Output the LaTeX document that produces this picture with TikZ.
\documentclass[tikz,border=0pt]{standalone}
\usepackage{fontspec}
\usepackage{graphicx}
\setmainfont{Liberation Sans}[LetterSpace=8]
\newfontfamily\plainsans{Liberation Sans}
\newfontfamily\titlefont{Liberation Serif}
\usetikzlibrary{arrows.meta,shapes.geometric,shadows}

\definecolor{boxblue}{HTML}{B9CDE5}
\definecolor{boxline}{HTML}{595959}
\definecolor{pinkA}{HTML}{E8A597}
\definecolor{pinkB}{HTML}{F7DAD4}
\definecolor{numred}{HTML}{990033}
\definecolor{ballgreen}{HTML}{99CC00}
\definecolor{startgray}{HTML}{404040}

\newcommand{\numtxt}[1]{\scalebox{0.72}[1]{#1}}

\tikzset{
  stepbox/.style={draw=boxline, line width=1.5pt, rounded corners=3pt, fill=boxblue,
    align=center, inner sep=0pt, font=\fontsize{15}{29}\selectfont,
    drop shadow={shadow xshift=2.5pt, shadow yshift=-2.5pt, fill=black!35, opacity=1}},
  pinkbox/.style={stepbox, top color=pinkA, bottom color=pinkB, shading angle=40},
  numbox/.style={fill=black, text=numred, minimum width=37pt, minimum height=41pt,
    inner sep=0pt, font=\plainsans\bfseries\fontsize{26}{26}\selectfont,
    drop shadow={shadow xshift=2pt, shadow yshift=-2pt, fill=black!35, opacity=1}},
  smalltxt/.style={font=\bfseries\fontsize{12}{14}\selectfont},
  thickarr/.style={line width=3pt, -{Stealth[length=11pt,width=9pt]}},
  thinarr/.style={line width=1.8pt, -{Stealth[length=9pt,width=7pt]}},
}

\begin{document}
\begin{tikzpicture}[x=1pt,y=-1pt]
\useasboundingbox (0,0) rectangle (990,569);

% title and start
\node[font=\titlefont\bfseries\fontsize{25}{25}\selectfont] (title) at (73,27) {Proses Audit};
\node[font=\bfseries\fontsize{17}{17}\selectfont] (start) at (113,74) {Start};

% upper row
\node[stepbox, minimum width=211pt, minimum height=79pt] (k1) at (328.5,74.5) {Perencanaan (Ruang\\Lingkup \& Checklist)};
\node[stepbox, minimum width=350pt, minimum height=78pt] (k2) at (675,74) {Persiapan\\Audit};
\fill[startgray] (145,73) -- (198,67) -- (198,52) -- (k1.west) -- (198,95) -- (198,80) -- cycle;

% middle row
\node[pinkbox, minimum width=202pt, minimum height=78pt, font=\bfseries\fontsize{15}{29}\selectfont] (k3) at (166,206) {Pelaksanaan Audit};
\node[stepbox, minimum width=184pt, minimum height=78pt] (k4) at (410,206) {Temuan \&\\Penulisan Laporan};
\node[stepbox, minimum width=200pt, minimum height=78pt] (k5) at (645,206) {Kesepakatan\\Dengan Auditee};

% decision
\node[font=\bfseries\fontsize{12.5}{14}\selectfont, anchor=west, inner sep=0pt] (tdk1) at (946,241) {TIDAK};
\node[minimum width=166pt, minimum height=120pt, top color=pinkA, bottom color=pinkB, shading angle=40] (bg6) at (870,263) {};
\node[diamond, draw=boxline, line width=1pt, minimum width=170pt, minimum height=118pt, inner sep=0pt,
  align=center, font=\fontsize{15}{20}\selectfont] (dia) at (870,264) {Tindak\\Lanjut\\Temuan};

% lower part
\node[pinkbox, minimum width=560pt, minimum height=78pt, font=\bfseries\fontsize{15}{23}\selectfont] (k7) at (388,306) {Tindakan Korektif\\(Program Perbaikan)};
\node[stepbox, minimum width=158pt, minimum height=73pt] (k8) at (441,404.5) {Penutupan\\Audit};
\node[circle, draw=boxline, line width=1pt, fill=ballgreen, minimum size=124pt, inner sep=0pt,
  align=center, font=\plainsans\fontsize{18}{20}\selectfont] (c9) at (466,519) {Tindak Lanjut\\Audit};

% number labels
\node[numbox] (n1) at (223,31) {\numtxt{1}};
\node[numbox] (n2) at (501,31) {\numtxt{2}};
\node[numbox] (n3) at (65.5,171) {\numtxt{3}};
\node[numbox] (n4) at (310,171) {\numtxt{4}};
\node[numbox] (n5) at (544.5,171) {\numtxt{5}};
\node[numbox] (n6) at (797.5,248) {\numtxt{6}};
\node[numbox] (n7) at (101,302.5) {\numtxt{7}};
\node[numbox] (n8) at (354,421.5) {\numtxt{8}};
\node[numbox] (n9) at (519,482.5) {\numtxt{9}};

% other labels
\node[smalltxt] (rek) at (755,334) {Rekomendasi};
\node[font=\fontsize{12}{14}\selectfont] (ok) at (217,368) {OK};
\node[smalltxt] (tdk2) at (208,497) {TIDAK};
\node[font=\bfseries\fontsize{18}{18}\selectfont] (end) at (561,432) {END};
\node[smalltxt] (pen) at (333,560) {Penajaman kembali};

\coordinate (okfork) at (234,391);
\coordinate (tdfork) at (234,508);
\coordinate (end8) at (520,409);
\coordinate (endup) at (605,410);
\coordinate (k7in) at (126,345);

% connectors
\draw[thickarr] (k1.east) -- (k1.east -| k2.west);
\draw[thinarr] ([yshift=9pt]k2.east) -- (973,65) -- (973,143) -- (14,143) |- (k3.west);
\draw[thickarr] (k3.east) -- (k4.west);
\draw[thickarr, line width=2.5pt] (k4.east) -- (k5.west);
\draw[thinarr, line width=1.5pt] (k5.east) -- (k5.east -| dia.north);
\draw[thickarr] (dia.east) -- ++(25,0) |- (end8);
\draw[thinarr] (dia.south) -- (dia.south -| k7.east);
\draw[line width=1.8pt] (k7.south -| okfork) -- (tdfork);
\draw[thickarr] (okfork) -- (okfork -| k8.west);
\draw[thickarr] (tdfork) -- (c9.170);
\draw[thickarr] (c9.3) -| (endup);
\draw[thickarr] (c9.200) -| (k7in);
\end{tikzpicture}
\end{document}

*Request*:
Set down every line of the listing above again, exactly as given.

*Exercise answer*:
Output the LaTeX document that produces this picture with TikZ.
\documentclass[tikz,border=0pt]{standalone}
\usepackage{fontspec}
\usepackage{graphicx}
\setmainfont{Liberation Sans}[LetterSpace=8]
\newfontfamily\plainsans{Liberation Sans}
\newfontfamily\titlefont{Liberation Serif}
\usetikzlibrary{arrows.meta,shapes.geometric,shadows}

\definecolor{boxblue}{HTML}{B9CDE5}
\definecolor{boxline}{HTML}{595959}
\definecolor{pinkA}{HTML}{E8A597}
\definecolor{pinkB}{HTML}{F7DAD4}
\definecolor{numred}{HTML}{990033}
\definecolor{ballgreen}{HTML}{99CC00}
\definecolor{startgray}{HTML}{404040}

\newcommand{\numtxt}[1]{\scalebox{0.72}[1]{#1}}

\tikzset{
  stepbox/.style={draw=boxline, line width=1.5pt, rounded corners=3pt, fill=boxblue,
    align=center, inner sep=0pt, font=\fontsize{15}{29}\selectfont,
    drop shadow={shadow xshift=2.5pt, shadow yshift=-2.5pt, fill=black!35, opacity=1}},
  pinkbox/.style={stepbox, top color=pinkA, bottom color=pinkB, shading angle=40},
  numbox/.style={fill=black, text=numred, minimum width=37pt, minimum height=41pt,
    inner sep=0pt, font=\plainsans\bfseries\fontsize{26}{26}\selectfont,
    drop shadow={shadow xshift=2pt, shadow yshift=-2pt, fill=black!35, opacity=1}},
  smalltxt/.style={font=\bfseries\fontsize{12}{14}\selectfont},
  thickarr/.style={line width=3pt, -{Stealth[length=11pt,width=9pt]}},
  thinarr/.style={line width=1.8pt, -{Stealth[length=9pt,width=7pt]}},
}

\begin{document}
\begin{tikzpicture}[x=1pt,y=-1pt]
\useasboundingbox (0,0) rectangle (990,569);

% title and start
\node[font=\titlefont\bfseries\fontsize{25}{25}\selectfont] (title) at (73,27) {Proses Audit};
\node[font=\bfseries\fontsize{17}{17}\selectfont] (start) at (113,74) {Start};

% upper row
\node[stepbox, minimum width=211pt, minimum height=79pt] (k1) at (328.5,74.5) {Perencanaan (Ruang\\Lingkup \& Checklist)};
\node[stepbox, minimum width=350pt, minimum height=78pt] (k2) at (675,74) {Persiapan\\Audit};
\fill[startgray] (145,73) -- (198,67) -- (198,52) -- (k1.west) -- (198,95) -- (198,80) -- cycle;

% middle row
\node[pinkbox, minimum width=202pt, minimum height=78pt, font=\bfseries\fontsize{15}{29}\selectfont] (k3) at (166,206) {Pelaksanaan Audit};
\node[stepbox, minimum width=184pt, minimum height=78pt] (k4) at (410,206) {Temuan \&\\Penulisan Laporan};
\node[stepbox, minimum width=200pt, minimum height=78pt] (k5) at (645,206) {Kesepakatan\\Dengan Auditee};

% decision
\node[font=\bfseries\fontsize{12.5}{14}\selectfont, anchor=west, inner sep=0pt] (tdk1) at (946,241) {TIDAK};
\node[minimum width=166pt, minimum height=120pt, top color=pinkA, bottom color=pinkB, shading angle=40] (bg6) at (870,263) {};
\node[diamond, draw=boxline, line width=1pt, minimum width=170pt, minimum height=118pt, inner sep=0pt,
  align=center, font=\fontsize{15}{20}\selectfont] (dia) at (870,264) {Tindak\\Lanjut\\Temuan};

% lower part
\node[pinkbox, minimum width=560pt, minimum height=78pt, font=\bfseries\fontsize{15}{23}\selectfont] (k7) at (388,306) {Tindakan Korektif\\(Program Perbaikan)};
\node[stepbox, minimum width=158pt, minimum height=73pt] (k8) at (441,404.5) {Penutupan\\Audit};
\node[circle, draw=boxline, line width=1pt, fill=ballgreen, minimum size=124pt, inner sep=0pt,
  align=center, font=\plainsans\fontsize{18}{20}\selectfont] (c9) at (466,519) {Tindak Lanjut\\Audit};

% number labels
\node[numbox] (n1) at (223,31) {\numtxt{1}};
\node[numbox] (n2) at (501,31) {\numtxt{2}};
\node[numbox] (n3) at (65.5,171) {\numtxt{3}};
\node[numbox] (n4) at (310,171) {\numtxt{4}};
\node[numbox] (n5) at (544.5,171) {\numtxt{5}};
\node[numbox] (n6) at (797.5,248) {\numtxt{6}};
\node[numbox] (n7) at (101,302.5) {\numtxt{7}};
\node[numbox] (n8) at (354,421.5) {\numtxt{8}};
\node[numbox] (n9) at (519,482.5) {\numtxt{9}};

% other labels
\node[smalltxt] (rek) at (755,334) {Rekomendasi};
\node[font=\fontsize{12}{14}\selectfont] (ok) at (217,368) {OK};
\node[smalltxt] (tdk2) at (208,497) {TIDAK};
\node[font=\bfseries\fontsize{18}{18}\selectfont] (end) at (561,432) {END};
\node[smalltxt] (pen) at (333,560) {Penajaman kembali};

\coordinate (okfork) at (234,391);
\coordinate (tdfork) at (234,508);
\coordinate (end8) at (520,409);
\coordinate (endup) at (605,410);
\coordinate (k7in) at (126,345);

% connectors
\draw[thickarr] (k1.east) -- (k1.east -| k2.west);
\draw[thinarr] ([yshift=9pt]k2.east) -- (973,65) -- (973,143) -- (14,143) |- (k3.west);
\draw[thickarr] (k3.east) -- (k4.west);
\draw[thickarr, line width=2.5pt] (k4.east) -- (k5.west);
\draw[thinarr, line width=1.5pt] (k5.east) -- (k5.east -| dia.north);
\draw[thickarr] (dia.east) -- ++(25,0) |- (end8);
\draw[thinarr] (dia.south) -- (dia.south -| k7.east);
\draw[line width=1.8pt] (k7.south -| okfork) -- (tdfork);
\draw[thickarr] (okfork) -- (okfork -| k8.west);
\draw[thickarr] (tdfork) -- (c9.170);
\draw[thickarr] (c9.3) -| (endup);
\draw[thickarr] (c9.200) -| (k7in);
\end{tikzpicture}
\end{document}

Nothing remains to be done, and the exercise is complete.